そこで、その年に予測された日本経済成長率が、どのような数値であろうとも国内は今まで同様「程々・ぼつぼつ」だと受け止め、あまり大騒ぎしない方がよいと思っています。

自分のスタンスを明確にすること

それより、今の日本経済に対する立場を、一人ひとりが明確にした方がよいのではないかと思います。その立場を整理すれば次の二つでしょう。

A.今の日本経済でよいと考える立場⇒失業率は5%と安定、平均寿命は世界最高水準、犯罪率や殺人率も低く、所得不平等は国際的に見て低い等、諸外国に比べて見れば優れているのですから、今のままでよい。

B.そうではなく、あくまで日本経済を成長させるべきだという立場⇒この場合は①人口減に歯止めをかける、②輸出を増やす、③国内企業の工夫によって需要を増やす、の三方向となり、このどこに皆さんが位置するかで「戦略・戦術」展開が異なります。

Bの対策方向性
① 人口減に歯止めをかける⇒直ぐに可能なのは移民を増やすことですが、これは日本人自身に内在する意識問題が最大のネックで実現困難です。少子化対策と観光客増加が有効策で、この方向性に向かうしか戦術はないでしょう。

② 輸出を増やす⇒今は世界中で輸出競争している時代。今までは企業の海外輸出比率は50%超が目標数値といわれていましたが、キャノン、コマツのような優良企業を見ると80%という体質で、ターゲット地域を新興国にする事がポイントです。

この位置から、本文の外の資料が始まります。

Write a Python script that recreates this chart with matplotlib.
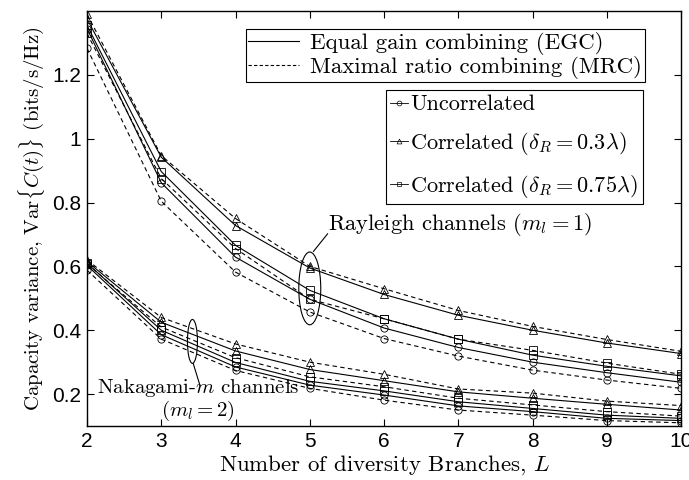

③ 国内企業の工夫によって需要を増やす⇒人口減ではかなり難しい分野です。その難しいという前提の上での検討です。需要を増やすためにはどの方向性・分野を狙うかという「戦略」の策定と、その戦略に基づく「戦術」展開です。つまり、他人が行っていないアイデイァ・工夫という創造性が必要条件で、時代とのマッチングも大事ですが、その際の採算性は重要チェックポイントです。次に、仮にその新しさが成功したとしても、すぐに模倣され新しさがなくなりますから、次なる創造性を発揮するというあくなき創造性の継続を、あきらめずに繰り返し、繰り返し行動するという、執拗な努力が絶対に必要でしょう。

  年初め初心に戻り、日本経済へのスタンスを自ら決める必要があると思います。以上。